Konzelman and Solomon mostly tried to shrug off criticism of their last script–God’s Not Dead–saying that “if they [love] you in the world, you’ve done something wrong.” They did concede that criticism from Christian critics and viewers was a little bit harder to take. “We’re the only army that bayonets their own wounded,” one of the writers opined. When they hear hyperbolic criticism claiming that they wrote the screenplay for the worst movie ever, they ask rhetorically if even their critics really think that God’s Not Dead was “worse than Hostel and Saw?”

Lee Majors, Ted McGinley, and Cybill Shepherd in Do You Believe?
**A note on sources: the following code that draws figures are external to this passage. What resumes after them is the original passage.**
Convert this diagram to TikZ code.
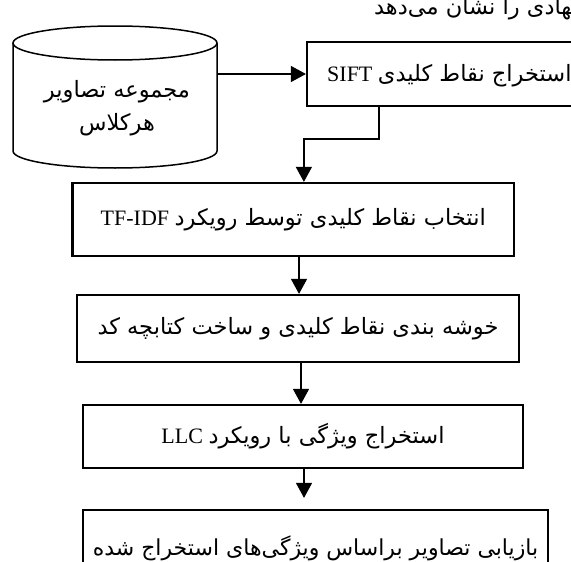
\documentclass[tikz,border=0pt]{standalone}
\usepackage{fontspec}
\setmainfont{Liberation Serif}
\newfontfamily\fa[Script=Arabic]{DejaVu Sans}
\usetikzlibrary{arrows.meta,calc}
\TeXXeTstate=1
\newcommand\fasize{\fa\fontsize{22.5}{27}\selectfont}
\newcommand\latsize{\fontsize{22}{26}\selectfont}
\tikzset{
  boxnode/.style={draw, line width=2.2pt, inner sep=0pt, font=\latsize},
  arr/.style={line width=1.3pt, -{Triangle[length=15pt,width=16pt]}},
  cylline/.style={line width=1.5pt},
  lbl/.style={inner sep=0pt, font=\latsize}
}
\begin{document}
\begin{tikzpicture}[x=1pt,y=-1pt]
\useasboundingbox (0,0) rectangle (571,562);
\clip (0,0) rectangle (571,562);
% caption fragment
\node[lbl, anchor=base east] (cap) at (572,15) {\fasize\beginR ^^^^200dهادی را نشان می^^^^200cدهد\endR};
% cylinder
\node[minimum width=204pt, minimum height=142pt, inner sep=0pt] (cyl) at (115,97) {};
\draw[cylline] (13,43) -- (13,151) arc[start angle=180,end angle=0,x radius=102,y radius=17] -- (217,43);
\draw[cylline] (115,43) ellipse[x radius=102,y radius=17];
\node[inner sep=0pt, align=center, font=\fa\fontsize{22.5}{33}\selectfont] (cyltext) at (117,108) {\beginR مجموعه تصاویر\endR\\\beginR هرکلاس\endR};
% SIFT box
\node[boxnode, minimum width=313pt, minimum height=64pt] (sift) at (463.5,74) {};
\node[lbl, anchor=base west] (siftlbl) at (327,81) {\beginR{\fasize استخراج نقاط کلیدی} \beginL SIFT\endL\endR};
% other boxes
\node[boxnode, minimum width=441.5pt, minimum height=73pt] (tf) at (293.25,219.5) {\beginR{\fasize انتخاب نقاط کلیدی توسط رویکرد} \beginL TF-IDF\endL\endR};
\node[boxnode, minimum width=442pt, minimum height=67pt] (b3) at (298,328.5) {\beginR{\fasize خوشه بندی نقاط کلیدی و ساخت کتابچه کد}\endR};
\node[boxnode, minimum width=440pt, minimum height=63pt] (b4) at (303,436.5) {\beginR{\fasize استخراج ویژگی با رویکرد} \beginL LLC\endL\endR};
\node[boxnode, minimum width=465pt, minimum height=80pt] (b5) at (315.5,550) {\raisebox{9pt}{\beginR{\fa\fontsize{22}{27}\selectfont بازیابی تصاویر براساس ویژگی^^^^200cهای استخراج شده}\endR}};
% connectors
\coordinate (k1) at (299,0);
\coordinate (k2) at (301,0);
\coordinate (k3) at (304,0);
\coordinate (s1) at ($(sift.south west)+(73,0)$);
\draw[arr] (sift.west -| cyl.east) -- (sift.west);
\draw[arr] (s1) -- ++(0,32) -| ($(tf.north west)+(232.5,0)$);
\draw[arr] (tf.south -| k1) -- (b3.north -| k1);
\draw[arr] (b3.south -| k2) -- (b4.north -| k2);
\draw[arr] (b4.south -| k3) -- ($(b5.north -| k3)+(0,-11)$);
\end{tikzpicture}
\end{document}
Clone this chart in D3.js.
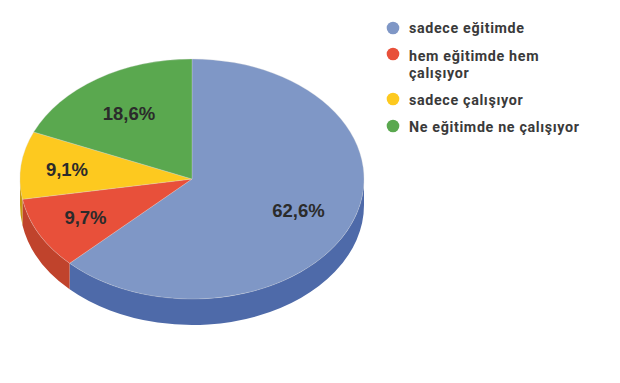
<!DOCTYPE html>
<html><head><meta charset="utf-8">
<script src="https://cdn.jsdelivr.net/npm/d3@7"></script>
<style>html,body{margin:0;padding:0;background:#fff}svg{display:block}</style></head>
<body><svg id="c" width="620" height="383"></svg>
<script>
const categories = ["sadece eğitimde","hem eğitimde hem\nçalışıyor","sadece çalışıyor","Ne eğitimde ne çalışıyor"];
const values = [62.6,9.7,9.1,18.6];
const labels = ["62,6%","9,7%","9,1%","18,6%"];
const topColors = ["#7f97c6","#e8503a","#fdc91f","#5aa84f"];
const sideColors = ["#4e6aa9","#c0432c","#c79a12","#468a3e"];
const labelPos = [[298.5,210],[85.5,217],[67,169],[129,113]];
const legendY = [[28],[56,73],[100],[127]];
const dotY = [28,54,99,126];

const svg = d3.select("#c");
const cx=192, cy=179, rx=172, ry=120, depth=26;
const pie = d3.pie().sort(null).value(d=>d)(values);

function px(a){return cx+rx*Math.sin(a);}
function py(a){return cy-ry*Math.cos(a);}

// side walls
pie.forEach((d,i)=>{
  const a0=Math.max(d.startAngle,Math.PI/2), a1=Math.min(d.endAngle,Math.PI*1.5);
  if(a1<=a0) return;
  const p=`M${px(a0)},${py(a0)}A${rx},${ry} 0 0 1 ${px(a1)},${py(a1)}`+
          `L${px(a1)},${py(a1)+depth}A${rx},${ry} 0 0 0 ${px(a0)},${py(a0)+depth}Z`;
  svg.append("path").attr("d",p).attr("fill",sideColors[i]);
});

// top face
const arc=d3.arc().innerRadius(0).outerRadius(rx);
svg.append("g").attr("transform",`translate(${cx},${cy}) scale(1,${ry/rx})`)
  .selectAll("path").data(pie).join("path")
  .attr("d",arc).attr("fill",(d,i)=>topColors[i])
  .attr("stroke","#d8d8d8").attr("stroke-width",0.6).attr("stroke-opacity",0.6);

// value labels
svg.append("g").selectAll("text").data(labels).join("text")
  .attr("x",(d,i)=>labelPos[i][0]).attr("y",(d,i)=>labelPos[i][1])
  .attr("text-anchor","middle").attr("dominant-baseline","central")
  .attr("font-family","Liberation Sans, Arial, sans-serif").attr("font-weight","bold")
  .attr("font-size",18.5).attr("fill","#2b2b2b").text(d=>d);

// legend
const lg=svg.append("g");
categories.forEach((c,i)=>{
  lg.append("circle").attr("cx",393).attr("cy",dotY[i]).attr("r",6.3).attr("fill",topColors[i]);
  c.split("\n").forEach((line,j)=>{
    lg.append("text").attr("x",409).attr("y",legendY[i][j]).attr("dominant-baseline","central")
      .attr("font-family","Roboto, Liberation Sans, sans-serif").attr("font-weight","bold")
      .attr("font-size",14.3).attr("letter-spacing",0.65).attr("fill","#3a3a3a").text(line);
  });
});
</script></body></html>
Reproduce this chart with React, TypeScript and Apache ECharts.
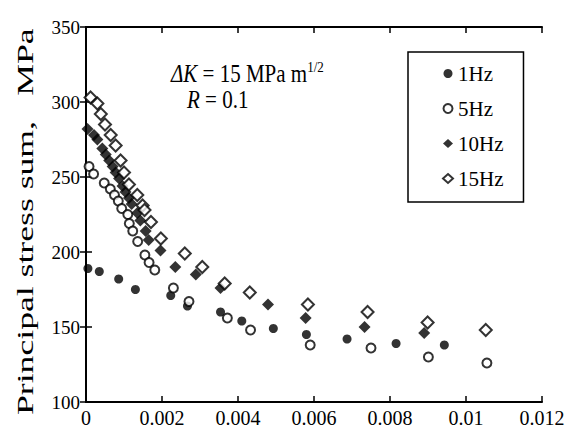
import React, { useEffect, useRef } from "react";
import * as echarts from "echarts";

const xTicks = [0, 0.002, 0.004, 0.006, 0.008, 0.01, 0.012];
const yTicks = [100, 150, 200, 250, 300, 350];

const hz1: [number, number][] = [
  [0.00005, 189], [0.00035, 187], [0.00086, 182], [0.0013, 175], [0.00223, 171],
  [0.00267, 164], [0.00354, 160], [0.0041, 154], [0.00493, 149], [0.0058, 145],
  [0.00687, 142], [0.00816, 139], [0.00943, 138],
];
const hz5: [number, number][] = [
  [0.00008, 257], [0.0002, 252], [0.00048, 246], [0.00064, 242], [0.00075, 238],
  [0.00085, 234], [0.00094, 229], [0.0011, 225], [0.00114, 219], [0.00123, 214],
  [0.00136, 207], [0.00155, 198], [0.00166, 193], [0.00181, 188], [0.0023, 176],
  [0.00271, 167], [0.00372, 156], [0.00433, 148], [0.0059, 138], [0.0075, 136],
  [0.00901, 130], [0.01055, 126],
];
const hz10: [number, number][] = [
  [0.00004, 282], [0.00021, 278], [0.0003, 275], [0.00043, 269], [0.00052, 265],
  [0.00061, 261], [0.0007, 257], [0.00078, 253], [0.00087, 249], [0.00096, 244],
  [0.00104, 240], [0.00113, 236], [0.0012, 232], [0.00135, 226], [0.00143, 221],
  [0.00157, 214], [0.00165, 208], [0.00196, 201], [0.00235, 190], [0.00289, 185],
  [0.00354, 176], [0.00479, 165], [0.00578, 156], [0.00733, 150], [0.0089, 146],
  [0.01202, 137],
];
const hz15: [number, number][] = [
  [0.00012, 303], [0.0003, 299], [0.00039, 292], [0.0005, 285], [0.00065, 278],
  [0.00078, 271], [0.00091, 261], [0.001, 253], [0.00113, 245], [0.00135, 238],
  [0.00149, 231], [0.00154, 228], [0.00171, 220], [0.00197, 209], [0.0026, 199],
  [0.00306, 190], [0.00365, 179], [0.00431, 173], [0.00584, 165], [0.00741, 160],
  [0.00899, 153], [0.01052, 148],
];
const seriesNames = ["1Hz", "5Hz", "10Hz", "15Hz"];

const FONT = "'Liberation Serif', 'DejaVu Serif', serif";

export default function App() {
  const ref = useRef<HTMLDivElement>(null);
  useEffect(() => {
    if (!ref.current) return;
    const chart = echarts.init(ref.current, null, { renderer: "svg" });
    const axisCommon = {
      axisLine: { show: true, lineStyle: { color: "#000", width: 2 } },
      axisTick: { show: true, inside: true, length: 6, lineStyle: { color: "#000", width: 1.5 } },
      splitLine: { show: false },
    };
    const fmtX = (v: number) => {
      const s = parseFloat(v.toFixed(4));
      return s === 0 ? "0" : String(s);
    };
    chart.setOption({
      animation: false,
      backgroundColor: "#fff",
      textStyle: { fontFamily: FONT },
      grid: { left: 86, right: 28, top: 27, bottom: 32 },
      legend: {
        orient: "vertical",
        left: 408,
        top: 52,
        data: seriesNames,
        borderColor: "#000",
        borderWidth: 1.5,
        borderRadius: 0,
        padding: [11, 20, 13, 34],
        itemWidth: 10,
        itemHeight: 9,
        itemGap: 14,
        textStyle: { fontFamily: FONT, fontSize: 21, color: "#000", lineHeight: 20 },
      },
      xAxis: [
        {
          type: "value",
          min: xTicks[0],
          max: xTicks[xTicks.length - 1],
          interval: 0.002,
          ...axisCommon,
          axisLabel: { formatter: fmtX, fontSize: 20, color: "#000", margin: 6, fontFamily: FONT },
        },
        {
          type: "value",
          position: "top",
          min: xTicks[0],
          max: xTicks[xTicks.length - 1],
          interval: 0.002,
          ...axisCommon,
          axisLabel: { show: false },
        },
      ],
      yAxis: [
        {
          type: "value",
          min: yTicks[0],
          max: yTicks[yTicks.length - 1],
          interval: 50,
          ...axisCommon,
          axisLabel: { fontSize: 19, color: "#000", margin: 6, fontFamily: FONT },
        },
        {
          type: "value",
          position: "right",
          min: yTicks[0],
          max: yTicks[yTicks.length - 1],
          interval: 50,
          ...axisCommon,
          axisLabel: { show: false },
        },
      ],
      graphic: [
        {
          type: "text",
          x: 25,
          y: 268,
          rotation: Math.PI / 2,
          scaleX: 1.55,
          style: {
            text: "Principal stress sum,",
            font: `23px ${FONT}`,
            fill: "#000",
            align: "center",
            verticalAlign: "middle",
          },
        },
        {
          type: "text",
          x: 25,
          y: 62,
          rotation: Math.PI / 2,
          scaleX: 1.55,
          style: {
            text: "MPa",
            font: `23px ${FONT}`,
            fill: "#000",
            align: "center",
            verticalAlign: "middle",
          },
        },
        {
          type: "text",
          x: 171,
          y: 73,
          scaleY: 1.2,
          style: {
            text: "{i|ΔK} = 15 MPa m{s|1/2}",
            font: `21px ${FONT}`,
            fill: "#000",
            verticalAlign: "middle",
            rich: {
              i: { fontStyle: "italic", fontSize: 21, fontFamily: FONT },
              s: { fontSize: 13, fontFamily: FONT, verticalAlign: "top", padding: [0, 0, 10, 0] },
            },
          },
        },
        {
          type: "text",
          x: 187,
          y: 99,
          scaleY: 1.2,
          style: {
            text: "{i|R} = 0.1",
            font: `21px ${FONT}`,
            fill: "#000",
            verticalAlign: "middle",
            rich: { i: { fontStyle: "italic", fontSize: 21, fontFamily: FONT } },
          },
        },
      ],
      series: [
        {
          name: "1Hz",
          type: "scatter",
          data: hz1,
          symbol: "circle",
          symbolSize: 9,
          itemStyle: { color: "#000" },
        },
        {
          name: "5Hz",
          type: "scatter",
          data: hz5,
          symbol: "circle",
          symbolSize: 9,
          itemStyle: { color: "#fff", borderColor: "#000", borderWidth: 2 },
        },
        {
          name: "10Hz",
          type: "scatter",
          data: hz10,
          symbol: "diamond",
          symbolSize: 12,
          itemStyle: { color: "#000" },
        },
        {
          name: "15Hz",
          type: "scatter",
          data: hz15,
          symbol: "diamond",
          symbolSize: 12,
          itemStyle: { color: "#fff", borderColor: "#000", borderWidth: 2 },
        },
      ],
    });
    return () => chart.dispose();
  }, []);
  return (
    <div
      ref={ref}
      style={{ position: "fixed", left: 0, top: 0, width: 570, height: 434 }}
    />
  );
}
While the perception of critics and secular audiences towards faith films may be slow to change, Pure Flix seems to be be gradually convincing Hollywood stars to bring their talents to faith based films. J. J. Soria said he had turned down the opportunity to read for faith-based films before. It was his character’s background in the military that made him willing to take a look at this script. Lee Majors commented that many contemporary films have simply become too violent for his taste. “My career has always been [stories] that were the good guys against the bad guys,” he said, but they featured “action, not bloodletting.” Majors said that when he considers a project he asks “is there some good in it?” and “do I want the film to represent me?” He also left the press gallery laughing when asked about preferring ensemble work to star projects: “I would never take another series with the word ‘the’ in front of it,” he quipped. McGinley praised Pure Flix for getting in the business “before it was profitable” and “for the right reasons,” saying that its target audience “is dying for product.”

Shepherd also hinted at a more personal reason for accepting her role: “I was born a Christian,” she told reporters, “sang in the choir. Then I lost touch with my savior, Jesus Christ. I stopped talking [with him]. And then I started just talking to Jesus and it started feeling really good, and I got the offer to do this.”

Do You Believe? is scheduled for release in theaters in Spring 2015.